With Platform's ISF tool, SAS builds policy-based provisioning templates that help prevent chaos in the cloud, Doninger says. For example, testers in SAS's quality assurance department can reserve bare-metal machines for a few weeks, or engineers in the field can snag predefined servers, storage and software for a couple of days. ISF prevents scheduling conflicts and releases systems back to the available pool after they are no longer in use.

While some IT managers are comfortable with automating the entire resource reservation and provisioning process, others are more cautious. Sinochem Group, No. 170 on Fortune's Global 500 list, is one example. Through a translator, Jinsong Peng, IT general manager at the Beijing-based industrial conglomerate, described how the company carried out a full SAP upgrade for its 200 subsidiaries by using a private cloud during the testing and deployment cycles.

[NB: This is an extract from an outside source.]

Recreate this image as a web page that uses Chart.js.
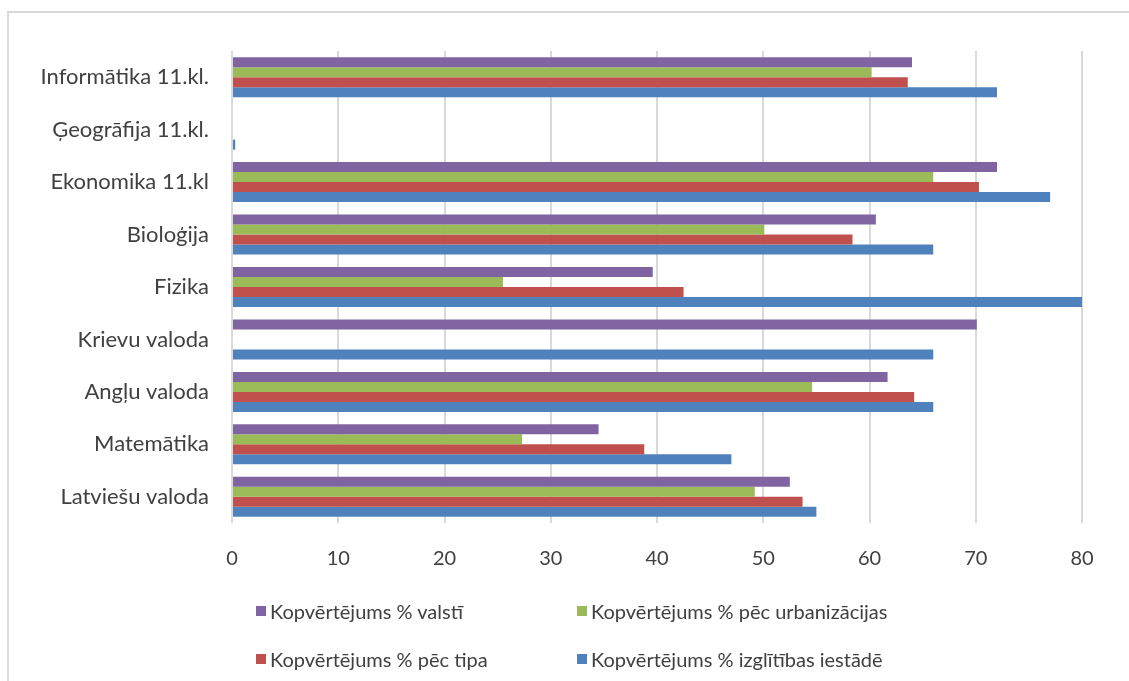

"In the traditional model, we would have needed to replicate multiple systems throughout the development and testing processes," he says.

However, because Peng's team could share private cloud resources, Sinochem needed to add only 10% more capacity to the company's IBM AIX server infrastructure. As is the case at SAS, testers at Sinochem requested systems in various configurations, which IBM's CloudBurst service management tools dynamically allocated. But Sinochem instituted policies that also routed each resource request through a system administrator for approval, Peng says.

Even with that conservative, human-in-the-middle approach, the automated provisioning process helped Sinochem complete its full SAP upgrade in seven months, which is remarkable, given that projects like that can take years to complete. For example, Shane Co., Colorado-based retail jewelry chain, cited in bankruptcy filings that its SAP upgrade took two and a half years, and NASA had expected a huge SAP upgrade to take eight years.

As a result of the success of the cloud-based approach at Sinochem, Peng says, cloud technology remains a permanent part of the company's IT testing infrastructure.

Gray linings in the hybrid cloud

At ING, which has a few private cloud pilot projects in the works, a seamless hybrid setup is years away, Boehme says. In part, that's because of the limits of today's management tools, he adds.

"You want a single pane of glass for management," which doesn't exist today for hybrid platforms, he says. For example, if IT pushed workloads into public cloud computing services today, in-house administrators would not be able to manage the workloads in those external data centers. Those workloads would run wherever the service provider's policies deemed appropriate. Cross-cloud policy management doesn't exist.

Paul Burns, an analyst at Neovise LLC, a Fort Collins, Colo.-based research firm specializing in cloud computing, echoes Boehme's view. Private clouds will dominate inside corporate IT for the foreseeable future because of classic business concerns about governance, security and, mostly, control, he says.